Some special things about materials


Wood has been used as a building material for houses, forts, ships etc. for many thousands of years. It is lightweight yet strong and floats in water. Some types of wood are strong and springy and can be used to make a bow to fire arrows.
Wood can be shaped with tools and is a very good insulator of heat so it feels warm inside a wooden house.
What are the strange lines and features found in wood? On the end of a piece of wood you can often see curved lines. How did the curves get there?


Metals make a clinking clanking sound. We say that metals are ‘sonorous’. This means that they make a sound when struck. Church bells are made of metal for this reason. If it wasn’t for this special property of metals we wouldn’t have many musical instruments.
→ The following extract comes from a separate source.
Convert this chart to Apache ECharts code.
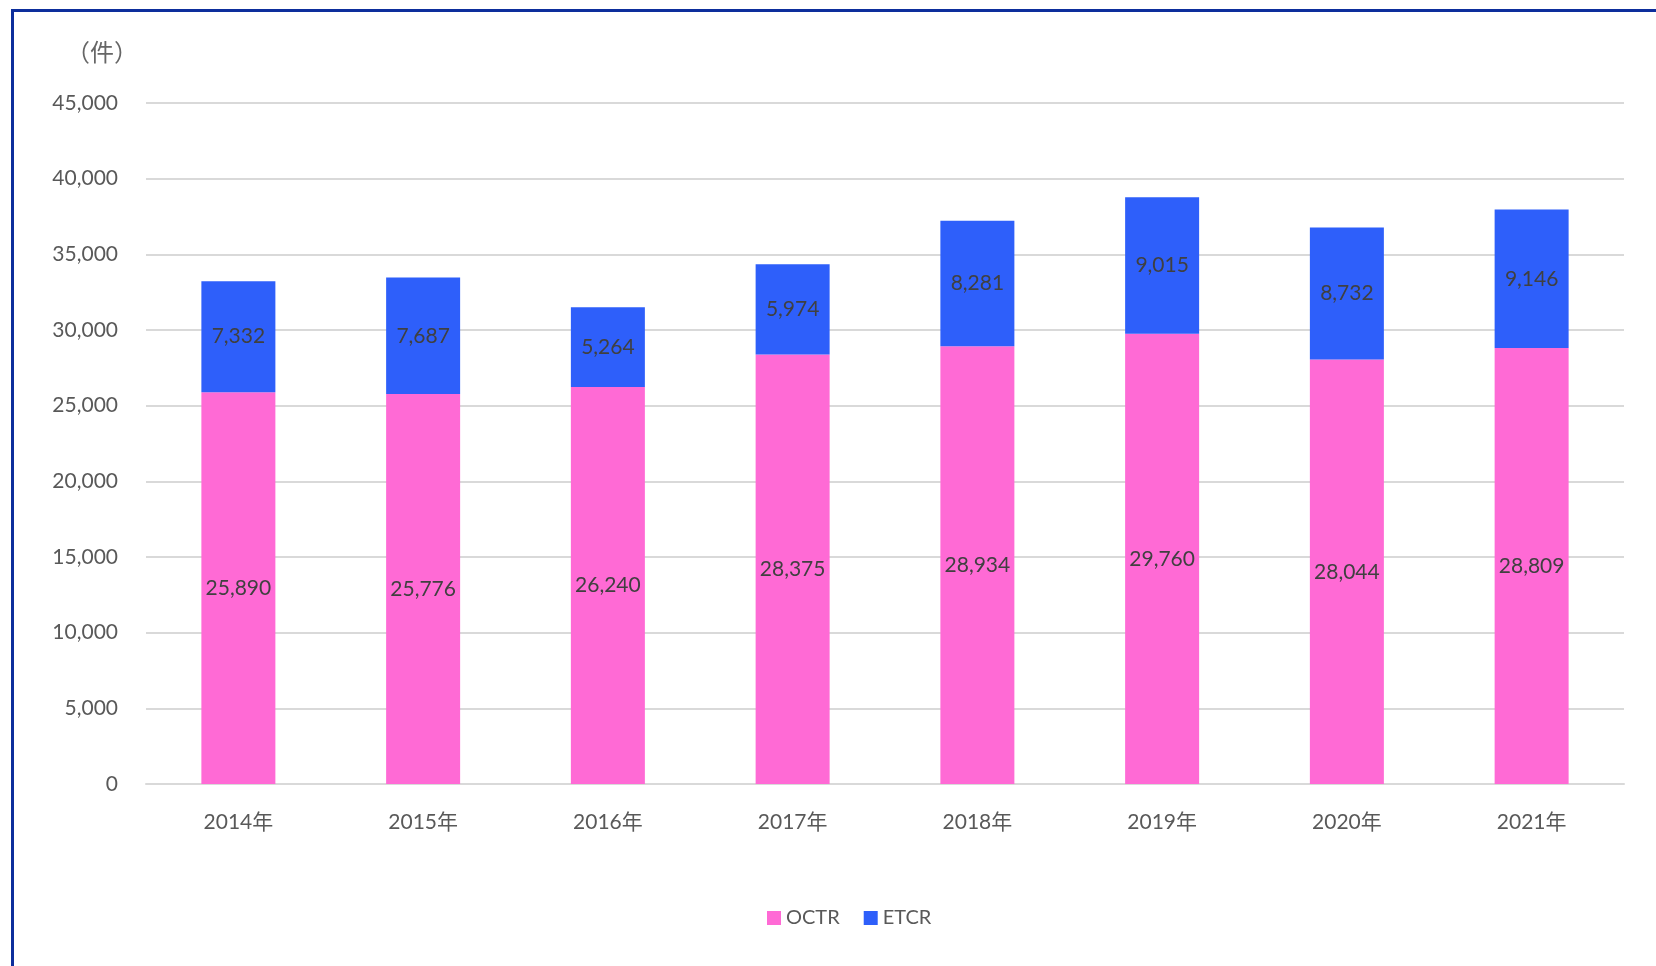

Heaviness of materials can be difficult to judge so we have to be careful and make a fair test when comparing the different materials.
Here are pieces of plastic, wood and metal which are all the same length. The stick of plastic is the heaviest but this is because it is a much thicker piece than the others. In order to make it fair we would have to choose pieces of material which were the same size all over.

Here are sticks of wood, metal and plastic which are identical in length and thickness. They are truly the same size.
If we simply hold one at a time we can quickly work out which is the heaviest.
The metal rod is heaviest. The wooden rod is lightest and the plastic rod is between the two.
Scientists compare heaviness by using the word ‘density’. The steel rod in the picture is more dense than the plastic rod. The plastic rod is more dense than the wooden rod. Density depends on the mass of a material compared to it’s size (volume).
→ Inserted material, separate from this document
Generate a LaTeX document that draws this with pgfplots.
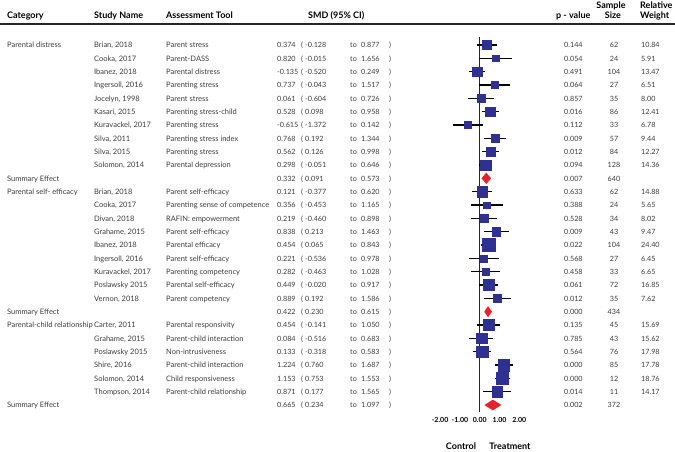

Metals are very useful. There are about 90 different metals and lots more ‘mixed metals’ or ‘alloys’. Copper is orange/brown in colour (actually it is bright pink when first formed) and it is a pure metal but brass is a yellow/gold colour and is an alloy or mixture of copper and zinc. Bronze is an alloy of copper and tin. Aluminium is a very special low density metal used in making aeroplanes and lightweight engine parts for cars etc.
Which is which - aluminium, steel, copper, brass?